I expect you are looking at the exported JPEG photos with some program which does not properly take the color space into account — it just assumes sRGB, the standard default. So, only your photos exported to match that expectation work. (Even if your screen is calibrated, your applications might not be so smart.)
Keep in mind that Adobe RGB is a color space mainly optimized for print. While monitors are getting better (and yours may qualify as better), most consumer-grade ones can't cover the whole gamut anyway — there are colors that just can't be shown, so they're "clipped" to colors within the monitors' natural/native color gamut.

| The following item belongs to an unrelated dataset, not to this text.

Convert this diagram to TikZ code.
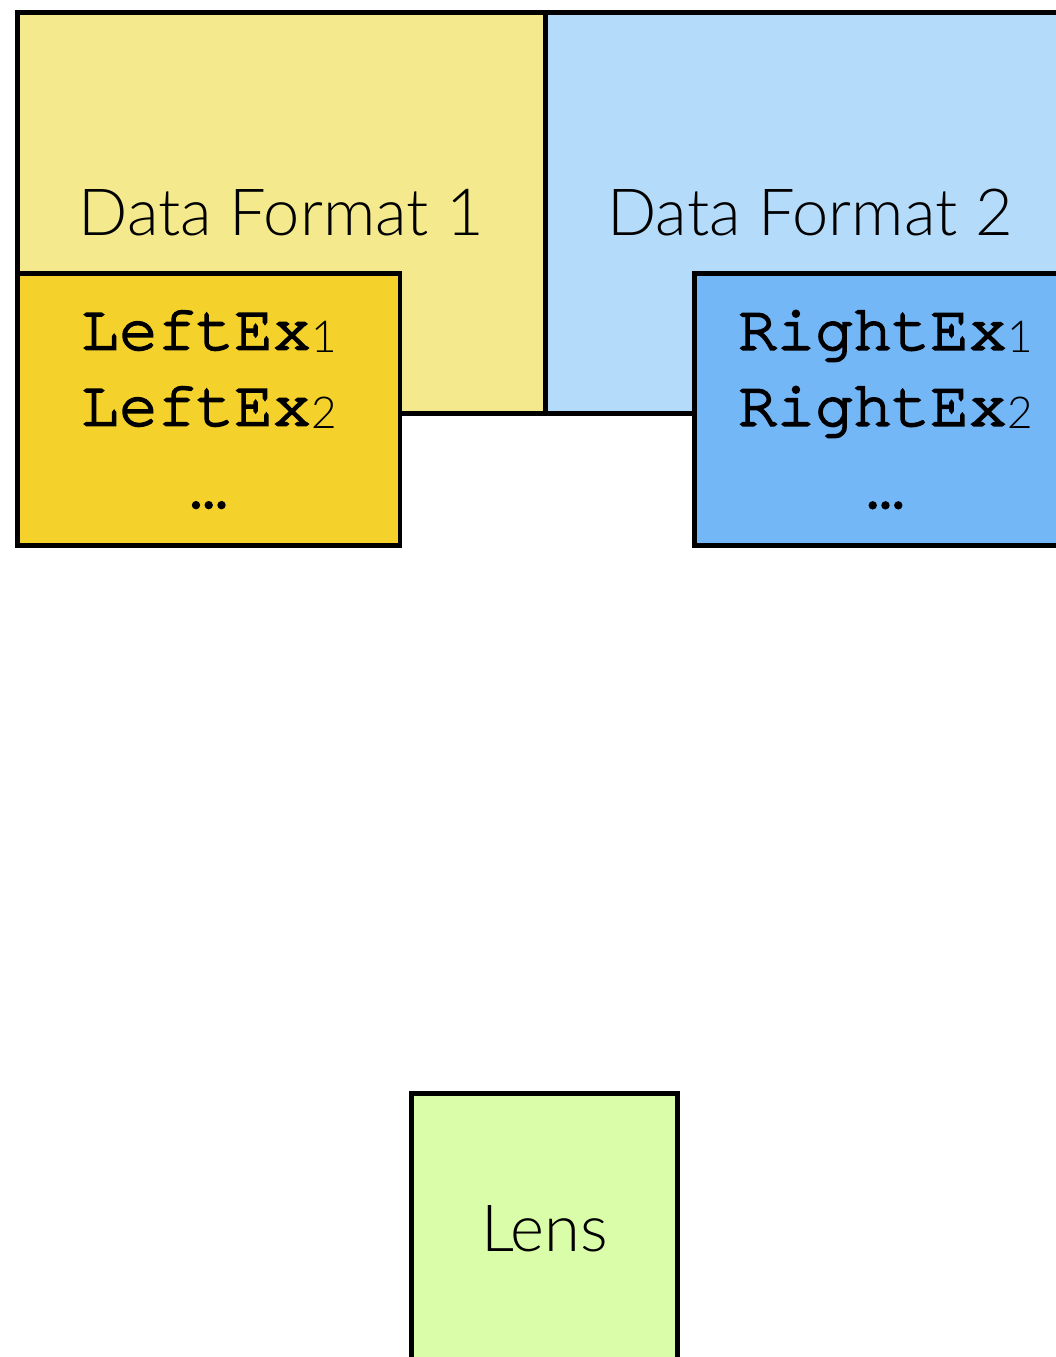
\documentclass[tikz,border=0pt]{standalone}
\usepackage{fontspec}
\setmainfont{Lato}[UprightFont=* Light]
\newfontfamily\monodam{TeX Gyre Cursor}[FakeBold=3]

\definecolor{vangnhat}{HTML}{F5E98D}
\definecolor{vangdam}{HTML}{F5D22B}
\definecolor{xanhnhat}{HTML}{B4DBF9}
\definecolor{xanhdam}{HTML}{74B7F7}
\definecolor{xanhla}{HTML}{DAFDAA}

% Chỉ số dưới kiểu chữ mảnh
\newcommand\chiso[1]{\raisebox{-3pt}{\fontsize{44}{44}\selectfont\rmfamily #1}}

\begin{document}
\begin{tikzpicture}[x=1pt,y=-1pt,
  khung/.style={draw=black,line width=4.8pt,anchor=north west,inner sep=0pt,outer sep=0pt},
  nhan/.style={font=\fontsize{65}{78}\selectfont},
  vidu/.style={font=\fontsize{64}{76}\selectfont\monodam,align=center}]
% Khung giới hạn
\useasboundingbox (0,0) rectangle (1056,1357);

% Vẽ hai khung định dạng dữ liệu
\node[khung,nhan,fill=vangnhat,minimum width=528pt,minimum height=401pt] (df1) at (17.5,12.5) {Data Format 1};
\node[khung,nhan,fill=xanhnhat,minimum width=529pt,minimum height=401pt] (df2) at (545.5,12.5) {Data Format 2};

% Vẽ các ví dụ
\node[khung,vidu,fill=vangdam,minimum width=382.5pt,minimum height=272pt] (leftex) at (17.5,273.5)
  {LeftEx\chiso{1}\\LeftEx\chiso{2}\\\raisebox{-6pt}{…}};
\node[khung,vidu,fill=xanhdam,minimum width=382pt,minimum height=272pt] (rightex) at (694.5,273.5)
  {RightEx\chiso{1}\\RightEx\chiso{2}\\\raisebox{-6pt}{…}};

% Vẽ khung Lens
\node[khung,nhan,fill=xanhla,minimum width=266pt,minimum height=270pt] (lens) at (411.5,1093.5) {Lens};
\end{tikzpicture}
\end{document}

This isn't part of your question, but:
ProPhoto is a very large color space designed to be a working space, not used for final results. It's very big, and in fact not only exceeds what your monitor can show but contains "imaginary" colors (that's the technical term) which don't correspond to anything in human vision. That's good for a working space, because you don't accidentally clip colors in the midst of curves adjustments and etc., but it's not very useful for a final format. In fact, it's particularly poor for 8-bit-per-channel JPEG images, because there's only 256 possible values for each channel, and when those are spread out so far and "wasted" on imaginary colors, you have less data for real colors, possibly making posterization an issue in gradients.
So, back to the question: you should save your images in a color space based on the intended display. In the current world, that's largely sRGB, unless you're making your own prints or working with a lab that provides printer-specific color profiles for your use. Adobe RGB may also be an option, but your viewing/presentation choices will be more limited (and I think that's what you're running into here).